Sharp Threshold for the Frechet Mean (or Median) of Inhomogeneous Erdos-Renyi Random Graphs

TL;DR

This paper proves that the Frechet mean or median of inhomogeneous Erdos-Renyi random graphs, computed with Hamming distance, is a thresholded graph based on the expected adjacency matrix, resulting in either an empty or complete graph.

Contribution

It establishes a sharp threshold characterization of the Frechet mean and median graphs for inhomogeneous Erdos-Renyi ensembles, linking them to the expected adjacency matrix.

Findings

Frechet mean/median graphs are thresholded versions of the expected adjacency matrix.

The result holds for both population and sample means.

In sparse ensembles, the Frechet mean is always the empty graph.

Abstract

We address the following foundational question: what is the population, and sample, Frechet mean (or median) graph of an ensemble of inhomogeneous Erdos-Renyi random graphs?

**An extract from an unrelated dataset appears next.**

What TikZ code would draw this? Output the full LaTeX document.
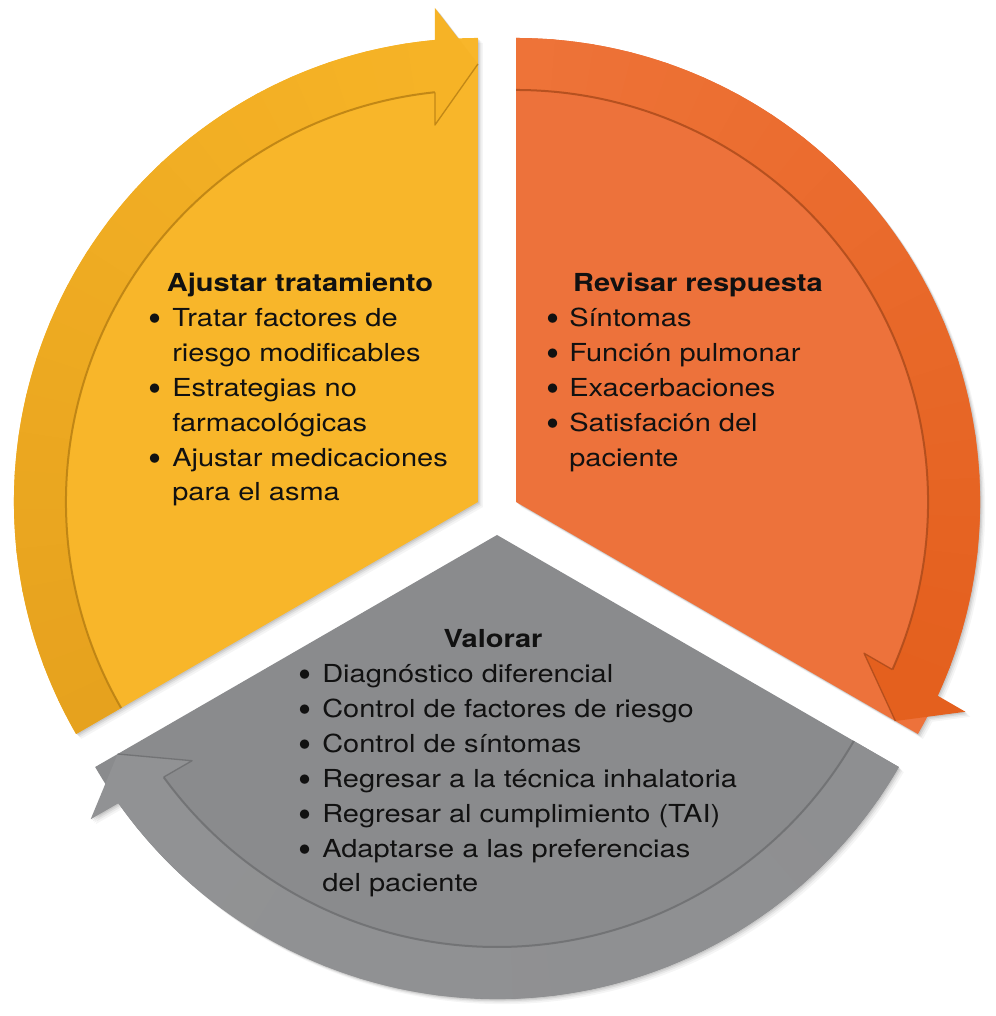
\documentclass[tikz,border=0pt]{standalone}
\usepackage{fontspec}
\setmainfont{TeX Gyre Heros}[FakeStretch=1.17]
\newfontfamily\bulfont{TeX Gyre Heros}
\definecolor{ybody}{HTML}{F8B62A}
\definecolor{ybandA}{HTML}{E6A21E}
\definecolor{ybandB}{HTML}{F6B326}
\definecolor{yline}{HTML}{B57D12}
\definecolor{obody}{HTML}{ED723B}
\definecolor{obandA}{HTML}{EE7338}
\definecolor{obandB}{HTML}{E4601E}
\definecolor{oline}{HTML}{A9491A}
\definecolor{gbody}{HTML}{8A8B8D}
\definecolor{gbandA}{HTML}{8E8F91}
\definecolor{gbandB}{HTML}{919294}
\definecolor{gline}{HTML}{6C6D6F}
\definecolor{ink}{HTML}{111111}
\tikzset{
  secshape/.style={insert path={(0,0) -- (0:464) arc[start angle=0,end angle=120,radius=464] -- cycle
    (377,43) -- (438,0) -- (494,43) -- cycle}},
  txt/.style={inner sep=0pt, anchor=base west, text=ink, font=\fontsize{18.6}{26}\selectfont},
  head/.style={inner sep=0pt, anchor=base, text=ink, font=\fontsize{18.6}{26}\selectfont\bfseries},
  bul/.style={inner sep=0pt, anchor=base, text=ink, font=\bulfont\fontsize{28}{28}\selectfont}
}
% #1 end angle of arrow, #2 body colour, #3 band colour at start, #4 band colour at arrow end, #5 line colour
\newcommand\cycsector[5]{%
  \foreach \s/\o in {5/0.04,3.5/0.05,2.2/0.07,1/0.08}{%
    \begin{scope}[shift={(\s,-\s)}]
      \begin{scope}[shift={(497,503)},shift={(#1+60:22)},rotate=#1]
        \fill[black,opacity=\o,secshape];
      \end{scope}
    \end{scope}}
  \begin{scope}[shift={(497,503)},shift={(#1+60:22)},rotate=#1]
    \fill[#2] (0,0) -- (0:464) arc[start angle=0,end angle=120,radius=464] -- cycle;
    \foreach \t in {0,...,23}{%
      \pgfmathsetmacro\aa{4+\t*116/24}
      \pgfmathsetmacro\ab{min(\aa+116/24+0.6,120)}
      \pgfmathtruncatemacro\pc{100*\t/23}
      \fill[#3!\pc!#4] (\aa:412) -- (\aa:464) arc[start angle=\aa,end angle=\ab,radius=464]
        -- (\ab:412) arc[start angle=\ab,end angle=\aa,radius=412] -- cycle;
    }
    \draw[#5,line width=1.5pt,opacity=0.8] (120:412) arc[start angle=120,end angle=6,radius=412];
    \fill[#4] (377,43) -- (438,0) -- (494,43) -- cycle;
    \draw[#5,line width=1pt,opacity=0.8,line join=round] (409.7,43) -- (377,43) -- (438,0);
  \end{scope}}
\begin{document}
\begin{tikzpicture}[x=0.75pt,y=0.75pt]
\useasboundingbox (0,0) rectangle (995,1016);
\fill[white] (0,0) rectangle (995,1016);
% sectors: yellow (top-left), orange (top-right), gray (bottom)
\cycsector{90}{ybody}{ybandA}{ybandB}{yline}
\cycsector{-30}{obody}{obandA}{obandB}{oline}
\cycsector{210}{gbody}{gbandA}{gbandB}{gline}

% Yellow text
\node[head] (yh) at (300,724) {Ajustar tratamiento};
\node[bul] (yb1) at (155,684.5) {•};
\node[txt] (y1) at (172,689) {Tratar factores de};
\node[txt] (y2) at (172,654) {riesgo modificables};
\node[bul] (yb2) at (155,614.5) {•};
\node[txt] (y3) at (172,619) {Estrategias no};
\node[txt] (y4) at (172,584) {farmacológicas};
\node[bul] (yb3) at (155,544.5) {•};
\node[txt] (y5) at (172,549) {Ajustar medicaciones};
\node[txt] (y6) at (172,515) {para el asma};

% Orange text
\node[head] (oh) at (698,724) {Revisar respuesta};
\node[bul] (ob1) at (553,684.5) {•};
\node[txt] (o1) at (569,689) {Síntomas};
\node[bul] (ob2) at (553,649.5) {•};
\node[txt] (o2) at (569,654) {Función pulmonar};
\node[bul] (ob3) at (553,614.5) {•};
\node[txt] (o3) at (569,619) {Exacerbaciones};
\node[bul] (ob4) at (553,579.5) {•};
\node[txt] (o4) at (569,584) {Satisfación del};
\node[txt] (o5) at (569,549) {paciente};

% Gray text
\node[head] (gh) at (493,368) {Valorar};
\node[bul] (gb1) at (305,328.5) {•};
\node[txt] (g1) at (322,333) {Diagnóstico diferencial};
\node[bul] (gb2) at (305,293.5) {•};
\node[txt] (g2) at (322,298) {Control de factores de riesgo};
\node[bul] (gb3) at (305,258.5) {•};
\node[txt] (g3) at (322,263) {Control de síntomas};
\node[bul] (gb4) at (305,223.5) {•};
\node[txt] (g4) at (322,228) {Regresar a la técnica inhalatoria};
\node[bul] (gb5) at (305,188.5) {•};
\node[txt] (g5) at (322,193) {Regresar al cumplimiento (TAI)};
\node[bul] (gb6) at (305,153.5) {•};
\node[txt] (g6) at (322,158) {Adaptarse a las preferencias};
\node[txt] (g7) at (322,124) {del paciente};
\end{tikzpicture}
\end{document}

We prove that if we use the Hamming distance to compute distances between graphs, then the Frechet mean (or median) graph of an ensemble of inhomogeneous random graphs is obtained by thresholding the expected adjacency matrix of the ensemble. We show that the result also holds for the sample mean (or median) when the population expected adjacency matrix is replaced with the sample mean adjacency matrix. Consequently, the Frechet mean (or median) graph of inhomogeneous Erdos-Renyi random graphs exhibits a sharp threshold: it is either the empty graph, or the complete graph. This novel theoretical result has some significant practical consequences; for instance, the Frechet mean of an ensemble of sparse inhomogeneous random graphs is always the empty graph.